Some international dividend strategies have been slightly better. The Vanguard International Dividend Appreciation ETF VIGI is modestly higher on a year-to-date basis. VIGI holds developed and emerging markets stocks.
What To Know
VIGI, which debuted in the first quarter of 2016, tracks the NASDAQ International Dividend Achievers Select Index. Since coming to market, the Vanguard fund is up 33.4 percent, including dividends paid.
“This low-cost fund prioritizes dividend growth over yield, which emphasizes highly profitable firms that should hold up better than most during market downturns and offer attractive long-term returns,” said Morningstar in a recent research note.
While VIGI isn't a particularly old exchange traded fund, it has proven adept at attracting investors' attention. At the end of the second quarter, the fund had $915.5 million in assets under management, a solid total for an ETF that is just over two years old.
Why It's Important
Over the years, some international dividend ETFs gained traction with investors due in part to international dividend payers often boasting higher yields than their U.S. counterparts. However, there are flaws with yield-based strategies, of which VIGI isn't one. VIGI member firms must have minimum dividend increase streaks of seven years.

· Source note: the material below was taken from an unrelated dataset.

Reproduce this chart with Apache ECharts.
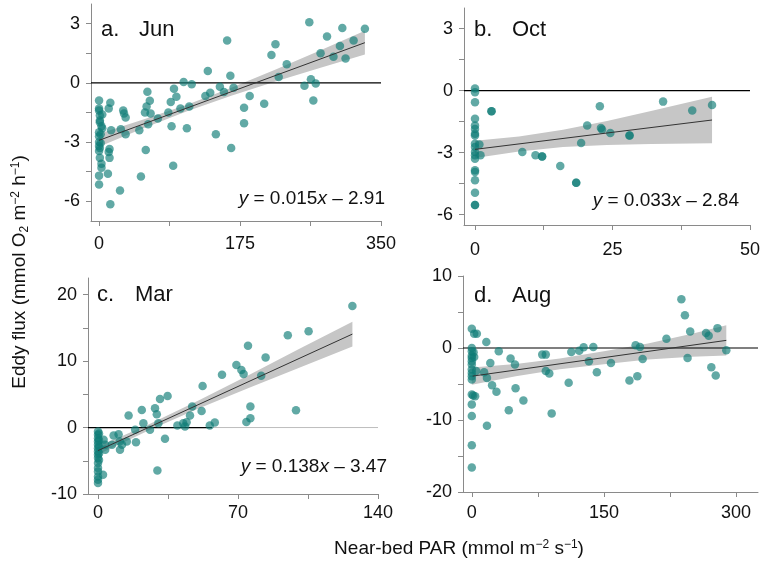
<!DOCTYPE html>
<html><head><meta charset="utf-8">
<script src="https://cdn.jsdelivr.net/npm/echarts@6/dist/echarts.min.js"></script>
<style>html,body{margin:0;padding:0;background:#fff}#c{width:763px;height:572px}</style>
</head><body><div id="c"></div>
<script>
// ---------- data ----------
const junPoints = [[0,-0.89],[0,-1.3],[0,-1.4],[1,-1.65],[1,-1.9],[3,-2.2],[4,-2.3],[0,-2.5],[0,-2.7],[0,-3.0],[0,-3.2],[2,-3.05],[0,-3.45],[1,-3.8],[3,-4.1],[3,-4.3],[0,-4.7],[0,-5.15],[4,-1.6],[1,-2.0],[2,-2.6],[1,-3.3],
[14,-1.0],[12,-1.3],[13,-3.35],[12,-3.5],[13,-3.8],[11,-4.6],[14,-6.15],[15,-2.4],
[26,-5.45],[27,-2.35],[30,-1.4],[31,-1.55],[33,-1.75],[33,-2.6],
[50,-2.4],[52,-4.75],[58,-3.4],[57,-1.5],[59,-1.2],[60,-0.45],[63,-0.9],[64,-1.55],[61,-2.1],
[73,-1.8],[86,-1.5],[89,-0.97],[93,-0.3],[96,-0.7],[90,-2.2],[92,-4.2],[101,-1.3],
[105,0.05],[115,-0.07],[109,-2.3],[112,-1.2],
[135,0.6],[132,-0.66],[138,-0.5],[145,-2.6],[150,-0.2],[155,-0.46],
[159,2.15],[163,0.36],[164,-3.3],[167,-0.24],[180,-1.26],[180,-2.05],[187,-0.66],
[205,-1.06],[214,1.41],[219,1.96],[223,0.3],[233,0.94],
[255,-0.15],[261,3.07],[263,0.19],[266,-0.89],[269,-0.03],
[275,1.5],[283,2.35],[291,1.33],[299,1.87],[302,2.78],[306,1.24],[316,2.15],[330,2.74]];
const junFit = [[0,-2.91],[330,2.04]];
const junBandX = [0,55,110,165,220,275,330];
const junBandHi = [-2.58,-1.86,-1.09,-0.23,0.69,1.66,2.64];
const junBandLo = [-3.24,-2.30,-1.43,-0.64,0.09,0.77,1.44];

const octPoints = [[0,0.11],[0,-0.08],[0,-0.56],[0,-1.36],[0,-1.68],[0,-1.85],[0,-2.09],[0,-2.17],[0,-2.57],[0,-2.73],[0,-2.97],[0,-3.13],[0,-3.29],[0,-3.85],[0,-3.93],[0,-4.33],[0,-4.94],[0,-5.53],[0,-5.53],
[0.8,-2.6],[1,-3.13],[3,-1.0],[3,-1.0],[8.6,-2.97],[11,-3.13],[12.2,-3.18],[12.2,-3.18],[15.5,-3.64],[18.4,-4.46],[18.4,-4.46],[19.3,-2.53],[20.4,-1.68],[22.7,-0.75],[22.9,-1.81],[23.1,-1.88],[24.6,-2.05],[28.1,-2.17],[28.1,-2.17],[34.2,-0.53],[39.5,-0.96],[43.1,-0.69]];
const octFit = [[0,-2.84],[43.1,-1.42]];
const octBandX = [0,8,16,24,32,43.1];
const octBandHi = [-2.42,-2.22,-1.89,-1.47,-0.98,-0.30];
const octBandLo = [-3.26,-2.94,-2.73,-2.63,-2.58,-2.54];

const marPoints = [[0,-0.6],[0,-1.1],[0,-1.6],[0,-2.1],[0,-2.6],[0,-3.1],[0,-3.6],[0,-4.1],[0,-4.6],[0,-5.35],[0,-6.1],[0,-6.6],[0,-7.35],[0,-7.85],[0,-8.35],[0.5,-0.9],[0.5,-1.9],[0.5,-2.9],[0.5,-3.9],[0.5,-4.9],[2.5,-7.1],
[2.8,-1.85],[3.6,-2.6],[3.6,-3.35],[7,-2.6],[7.8,-1.2],[10.3,-1.0],[10.8,-2.1],[11,-3.35],[12,-2.6],[14.4,-2.1],[15.3,1.8],[19,-2.2],[18.6,-0.35],[21.9,2.65],[22.7,0.65],[26,-0.35],[28.5,2.9],[29.4,2.0],[29.7,-6.45],[30.2,0.65],[31,4.3],[33.5,-1.7],[34.8,4.75],[39.7,0.3],[42.6,0.65],[43.5,0.15],[44.3,0.8],[46,1.8],[47.1,3.15],[51.8,2.5],[52.3,6.25],[55.9,0.3],[58.4,0.75],[62,7.95],[69.2,9.4],[71.7,8.65],[72.8,8.05],[74.2,0.85],[75,12.3],[76.2,3.15],[76.2,1.4],[81.6,7.8],[83.8,10.55],[94.9,13.9],[99,2.6],[105.3,14.5],[127.2,18.3]];
const marFit = [[0,-3.47],[127.2,14.06]];
const marBandX = [0,25,50,75,100,127.2];
const marBandHi = [-2.87,0.43,4.03,7.83,11.73,15.91];
const marBandLo = [-4.07,-0.47,2.83,5.93,8.93,12.21];

const augPoints = [[0,2.67],[0,0],[0,-0.46],[0,-1.06],[0,-1.38],[0,-1.84],[0,-2.3],[0,-3.0],[0,-3.46],[0,-3.92],[0,-4.38],[0,-6.45],[0,-7.83],[0,-9.45],[0,-13.5],[0,-16.6],[2.7,1.98],[5.7,1.98],[3.8,-6.7],[1.5,-6.6],[5,-3.2],[2.7,-1.24],[2,-0.6],
[16.5,0.83],[17.2,-4.15],[14,-3.36],[17.2,-10.8],[21,-2.07],[23,-5.16],[28,-6.08],[30.6,-0.46],
[42,-8.66],[44,-1.47],[49,-2.3],[49.7,-5.6],[58.6,-7.28],
[80,-0.92],[84,-0.92],[84,-3.2],[88,-3.55],[90.7,-9.08],
[110,-4.84],[113,-0.55],[122,-0.37],[127,0.09],[133,-1.84],[138,0.14],[142,-3.36],
[158,-2.07],[179,-4.52],[186,0.37],[188,-3.92],[191,0.14],[194,-1.52],
[221,1.29],[238,6.77],[242,4.56],[245,-1.38],[248,2.3],[266,2.07],[269,1.7],[272,-2.67],[277,-3.82],[279,2.76],[289,-0.32]];
const augFit = [[1,-3.9],[289,1.06]];
const augBandX = [0,50,100,150,200,250,289];
const augBandHi = [-2.72,-2.21,-1.45,-0.44,0.62,1.98,3.15];
const augBandLo = [-5.12,-3.91,-2.95,-2.24,-1.58,-1.22,-1.05];

// tick values
const junXTicks = [0,175,350], junXMinor = [0,87.5,175,262.5,350];
const junYTicks = [-6,-3,0,3], junYMinor = [-6,-4.5,-3,-1.5,0,1.5,3];
const octXTicks = [0,25,50], octXMinor = [0,12.5,25,37.5,50];
const octYTicks = [-6,-3,0,3], octYMinor = [-6,-4.5,-3,-1.5,0,1.5,3];
const marXTicks = [0,70,140], marXMinor = [0,35,70,105,140];
const marYTicks = [-10,0,10,20], marYMinor = [-10,-5,0,5,10,15,20];
const augXTicks = [0,150,300], augXMinor = [0,75,150,225,300];
const augYTicks = [-20,-10,0,10], augYMinor = [-20,-15,-10,-5,0,5,10];

const panelNames = ['a.','b.','c.','d.'];
const monthNames = ['Jun','Oct','Mar','Aug'];
const equations = ['0.015|2.91','0.033|2.84','0.138|3.47',''];

// ---------- chart ----------
const FONT = 'Liberation Sans, Arial, sans-serif';
const AX = '#8a8a8a';
const DOT = 'rgba(14,124,118,0.82)';
const panels = [
  {pts:junPoints, fit:junFit, bx:junBandX, bh:junBandHi, bl:junBandLo, xt:junXTicks, xm:junXMinor, yt:junYTicks, ym:junYMinor,
   xmin:-10, xmax:350, ymin:-7, ymax:4, grid:{left:91, top:4, width:290, height:217}, xm_:14},
  {pts:octPoints, fit:octFit, bx:octBandX, bh:octBandHi, bl:octBandLo, xt:octXTicks, xm:octXMinor, yt:octYTicks, ym:octYMinor,
   xmin:-2, xmax:50, ymin:-6.5, ymax:4, grid:{left:464, top:8, width:289, height:217}, xm_:16},
  {pts:marPoints, fit:marFit, bx:marBandX, bh:marBandHi, bl:marBandLo, xt:marXTicks, xm:marXMinor, yt:marYTicks, ym:marYMinor,
   xmin:-5, xmax:140, ymin:-10, ymax:22.5, grid:{left:88, top:278, width:290, height:216}, xm_:10},
  {pts:augPoints, fit:augFit, bx:augBandX, bh:augBandHi, bl:augBandLo, xt:augXTicks, xm:augXMinor, yt:augYTicks, ym:augYMinor,
   xmin:-10, xmax:325, ymin:-20, ymax:10, grid:{left:463, top:276, width:295, height:216}, xm_:12}
];

const grids = [], xAxes = [], yAxes = [], series = [];
panels.forEach((p, i) => {
  grids.push(Object.assign({containLabel:false}, p.grid));
  xAxes.push({type:'value', gridIndex:i, min:p.xmin, max:p.xmax,
    axisLine:{show:true, onZero:false, lineStyle:{color:AX, width:1}},
    axisTick:{show:true, customValues:p.xm, length:5, lineStyle:{color:AX}},
    axisLabel:{customValues:p.xt, color:'#111', fontSize:18, fontFamily:FONT, margin:p.xm_},
    splitLine:{show:false}});
  yAxes.push({type:'value', gridIndex:i, min:p.ymin, max:p.ymax,
    axisLine:{show:true, onZero:false, lineStyle:{color:AX, width:1}},
    axisTick:{show:true, customValues:p.ym, length:5, lineStyle:{color:AX}},
    axisLabel:{customValues:p.yt, color:'#111', fontSize:18, fontFamily:FONT, margin:11},
    splitLine:{show:false}});
  // confidence band
  series.push({type:'custom', xAxisIndex:i, yAxisIndex:i, data:[[p.bx[0], p.bh[0]]], silent:true, z:1,
    renderItem: (params, api) => {
      const pts = [];
      p.bx.forEach((x,k) => pts.push(api.coord([x, p.bh[k]])));
      for (let k = p.bx.length-1; k >= 0; k--) pts.push(api.coord([p.bx[k], p.bl[k]]));
      return {type:'polygon', shape:{points:pts}, style:{fill:'#c6c6c6', stroke:null}};
    }});
  // zero line
  if (i === 2) {
    series.push({type:'line', xAxisIndex:i, yAxisIndex:i, data:[[p.xmin,0],[p.xmax,0]], symbol:'none', silent:true, z:2,
      lineStyle:{color:'#bdbdbd', width:1}});
    series.push({type:'line', xAxisIndex:i, yAxisIndex:i, data:[[p.xmin,0],[57,0]], symbol:'none', silent:true, z:2,
      lineStyle:{color:'#000', width:1.2}});
  } else {
    series.push({type:'line', xAxisIndex:i, yAxisIndex:i, data:[[p.xmin,0],[p.xmax,0]], symbol:'none', silent:true, z:2,
      lineStyle:{color:'#000', width:1.2}});
  }
  series.push({type:'scatter', xAxisIndex:i, yAxisIndex:i, data:p.pts, symbolSize:8.5, silent:true, z:3,
    itemStyle:{color:DOT}});
  series.push({type:'line', xAxisIndex:i, yAxisIndex:i, data:p.fit, symbol:'none', silent:true, z:4,
    lineStyle:{color:'#333', width:1}});
});

const graphic = [];
const labelPos = [[101,30],[474,30],[97,295],[474,296]];
panels.forEach((p,i) => {
  graphic.push({type:'text', x:labelPos[i][0], y:labelPos[i][1], style:{text:panelNames[i], fontSize:22, fontFamily:FONT, fill:'#111', verticalAlign:'middle'}});
  graphic.push({type:'text', x:labelPos[i][0]+38, y:labelPos[i][1], style:{text:monthNames[i], fontSize:22, fontFamily:FONT, fill:'#111', verticalAlign:'middle'}});
});
const eqPos = [[385,199],[739,201],[387,467]];
equations.forEach((e,i) => {
  if (!e) return;
  const [s, b] = e.split('|');
  graphic.push({type:'text', x:eqPos[i][0], y:eqPos[i][1], style:{
    text:'{i|y} = ' + s + '{i|x} \u2013 ' + b, fontSize:19, fontFamily:FONT, fill:'#111', align:'right', verticalAlign:'middle',
    rich:{i:{fontStyle:'italic', fontSize:19, fontFamily:FONT, fill:'#111'}}}});
});
graphic.push({type:'text', x:459, y:549, style:{
  text:'Near-bed PAR (mmol m{sup|\u22122} s{sup|\u22121})', fontSize:19, fontFamily:FONT, fill:'#111', align:'center', verticalAlign:'middle',
  rich:{sup:{fontSize:12, fontFamily:FONT, fill:'#111', padding:[0,0,9,0]}}}});
graphic.push({type:'text', x:20, y:272, rotation:Math.PI/2, style:{
  text:'Eddy flux (mmol O{sub|2} m{sup|\u22122} h{sup|\u22121})', fontSize:19, fontFamily:FONT, fill:'#111', align:'center', verticalAlign:'middle',
  rich:{sup:{fontSize:12, fontFamily:FONT, fill:'#111', padding:[0,0,9,0]}, sub:{fontSize:12, fontFamily:FONT, fill:'#111', padding:[9,0,0,0]}}}});

const chart = echarts.init(document.getElementById('c'), null, {renderer:'canvas'});
chart.setOption({animation:false, backgroundColor:'#fff', grid:grids, xAxis:xAxes, yAxis:yAxes, series:series, graphic:graphic});
</script>
</body></html>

VIGI “then applies additional filters to eliminate stocks that may not be able to sustain their dividend growth,” said Morningstar. “The portfolio weights its holdings by market capitalization to help mitigate turnover and trading costs. Individual stocks are limited to 4% of the portfolio at the annual rebalance to improve diversification.”
About 15 countries in VIGI receive weights of 1 percent or more and over three-quarters of the fund's geographic exposure is split among developing economies and Europe.
The strategy of including developed and emerging markets stocks under one umbrella while excluding domestic equities is similar to the MSCI ACWI ex USA Index, but VIGI has outperformed that benchmark while being less volatile since inception.
What's Next
VIGI eschewing a yield focus is a benefit for investors.
“This fund’s focus on dividend growth makes it significantly different from those that emphasize dividend yield,” said Morningstar. “A narrow focus on yield brings about certain risks because high yields can be an indicator of firms that may be in financial distress or have poor forward-looking prospects.”
Morningstar has a Bronze rating on VIGI.